_Written task_
Examine the entries and show every line in which the word "this" is found.
-- Start of Dataset records --
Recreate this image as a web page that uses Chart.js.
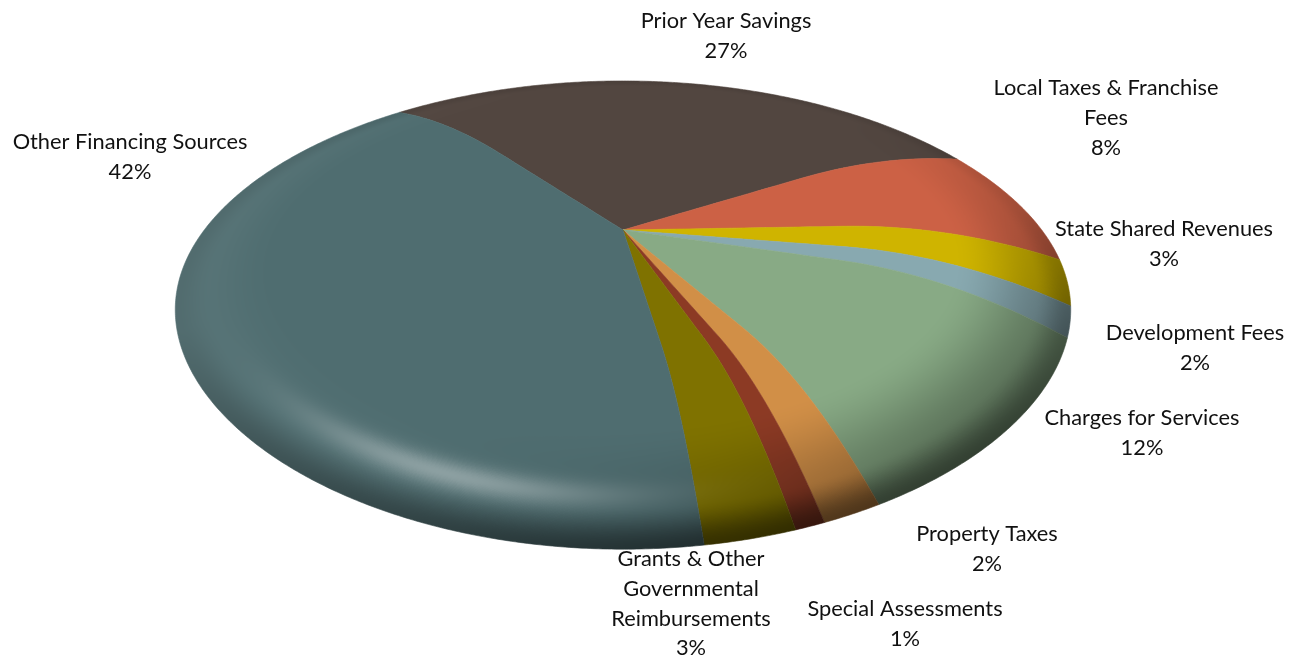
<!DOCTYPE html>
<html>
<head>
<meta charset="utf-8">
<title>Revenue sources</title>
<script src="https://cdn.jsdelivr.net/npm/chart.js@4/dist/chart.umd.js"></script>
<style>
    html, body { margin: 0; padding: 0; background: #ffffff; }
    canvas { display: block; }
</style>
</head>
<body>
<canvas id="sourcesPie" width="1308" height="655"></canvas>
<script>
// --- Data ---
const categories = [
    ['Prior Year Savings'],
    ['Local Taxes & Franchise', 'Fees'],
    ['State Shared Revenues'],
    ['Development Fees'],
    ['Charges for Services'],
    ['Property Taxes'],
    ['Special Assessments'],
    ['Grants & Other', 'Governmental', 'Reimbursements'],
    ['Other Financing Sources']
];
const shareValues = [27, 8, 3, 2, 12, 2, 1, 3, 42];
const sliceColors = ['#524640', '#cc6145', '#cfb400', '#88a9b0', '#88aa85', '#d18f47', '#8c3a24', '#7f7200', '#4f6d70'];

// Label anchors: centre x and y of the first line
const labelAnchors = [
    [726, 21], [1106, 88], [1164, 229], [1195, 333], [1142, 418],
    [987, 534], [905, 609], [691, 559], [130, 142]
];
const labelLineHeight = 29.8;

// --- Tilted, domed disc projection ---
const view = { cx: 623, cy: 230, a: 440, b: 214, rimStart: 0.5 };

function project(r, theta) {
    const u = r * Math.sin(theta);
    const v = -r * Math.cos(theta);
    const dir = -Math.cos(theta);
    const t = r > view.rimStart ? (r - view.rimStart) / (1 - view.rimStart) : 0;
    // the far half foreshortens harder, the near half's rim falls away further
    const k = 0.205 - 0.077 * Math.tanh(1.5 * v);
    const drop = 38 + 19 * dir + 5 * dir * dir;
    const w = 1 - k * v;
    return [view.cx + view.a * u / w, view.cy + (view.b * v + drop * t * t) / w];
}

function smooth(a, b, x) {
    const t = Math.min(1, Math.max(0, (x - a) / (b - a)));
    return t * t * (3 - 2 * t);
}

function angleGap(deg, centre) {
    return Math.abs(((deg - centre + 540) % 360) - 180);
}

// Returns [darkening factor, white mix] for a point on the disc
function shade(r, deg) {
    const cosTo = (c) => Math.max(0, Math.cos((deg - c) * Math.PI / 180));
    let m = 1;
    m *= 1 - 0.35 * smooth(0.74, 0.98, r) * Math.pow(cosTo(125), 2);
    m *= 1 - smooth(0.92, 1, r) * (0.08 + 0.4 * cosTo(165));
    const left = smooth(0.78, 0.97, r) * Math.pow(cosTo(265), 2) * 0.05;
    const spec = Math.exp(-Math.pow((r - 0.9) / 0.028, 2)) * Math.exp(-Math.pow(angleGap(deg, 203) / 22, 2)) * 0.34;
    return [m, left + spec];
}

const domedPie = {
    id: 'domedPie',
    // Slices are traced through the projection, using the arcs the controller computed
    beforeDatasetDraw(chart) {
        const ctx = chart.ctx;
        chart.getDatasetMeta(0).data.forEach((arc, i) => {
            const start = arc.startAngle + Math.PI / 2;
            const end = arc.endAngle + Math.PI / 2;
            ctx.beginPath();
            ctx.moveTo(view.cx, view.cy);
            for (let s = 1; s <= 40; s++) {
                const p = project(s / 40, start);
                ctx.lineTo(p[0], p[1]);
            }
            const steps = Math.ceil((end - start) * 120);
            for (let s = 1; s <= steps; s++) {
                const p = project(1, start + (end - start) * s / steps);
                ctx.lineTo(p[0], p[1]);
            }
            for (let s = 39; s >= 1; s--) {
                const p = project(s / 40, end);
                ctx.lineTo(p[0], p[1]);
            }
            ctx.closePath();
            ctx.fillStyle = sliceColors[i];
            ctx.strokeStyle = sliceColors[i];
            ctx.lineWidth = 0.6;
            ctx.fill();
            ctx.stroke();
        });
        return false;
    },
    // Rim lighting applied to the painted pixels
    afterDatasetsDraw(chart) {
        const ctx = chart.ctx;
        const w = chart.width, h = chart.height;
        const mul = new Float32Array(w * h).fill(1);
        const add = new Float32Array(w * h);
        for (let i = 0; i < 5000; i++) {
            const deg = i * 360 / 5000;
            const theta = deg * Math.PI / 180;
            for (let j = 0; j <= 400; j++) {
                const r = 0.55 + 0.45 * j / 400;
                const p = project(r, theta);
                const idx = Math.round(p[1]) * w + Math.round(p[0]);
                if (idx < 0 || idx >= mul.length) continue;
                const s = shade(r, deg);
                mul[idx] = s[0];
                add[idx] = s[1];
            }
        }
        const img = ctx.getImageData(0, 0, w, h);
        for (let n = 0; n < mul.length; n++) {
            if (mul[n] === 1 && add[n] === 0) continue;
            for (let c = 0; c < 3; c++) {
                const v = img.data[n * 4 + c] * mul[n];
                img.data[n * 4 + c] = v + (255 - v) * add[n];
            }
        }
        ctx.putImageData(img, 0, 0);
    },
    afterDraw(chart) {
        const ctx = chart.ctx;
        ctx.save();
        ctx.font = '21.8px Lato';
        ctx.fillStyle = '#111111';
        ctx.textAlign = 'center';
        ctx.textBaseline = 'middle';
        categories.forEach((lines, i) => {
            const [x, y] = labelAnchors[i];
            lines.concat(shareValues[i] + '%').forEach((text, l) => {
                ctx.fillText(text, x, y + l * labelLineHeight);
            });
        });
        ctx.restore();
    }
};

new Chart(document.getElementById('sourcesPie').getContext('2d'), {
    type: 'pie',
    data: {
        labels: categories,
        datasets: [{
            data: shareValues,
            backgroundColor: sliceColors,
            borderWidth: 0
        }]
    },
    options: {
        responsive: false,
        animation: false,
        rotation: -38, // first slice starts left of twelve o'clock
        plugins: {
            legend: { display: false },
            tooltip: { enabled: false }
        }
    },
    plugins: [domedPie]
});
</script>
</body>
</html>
-- End of Dataset records --
-- Start of Dataset records --
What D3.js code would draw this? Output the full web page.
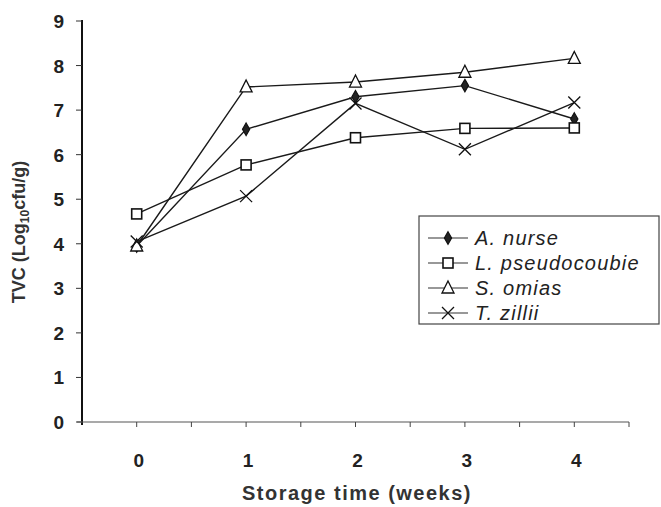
-- End of Dataset records --
_Exercise result_
Recreate this image as a web page that uses Chart.js.
What D3.js code would draw this? Output the full web page.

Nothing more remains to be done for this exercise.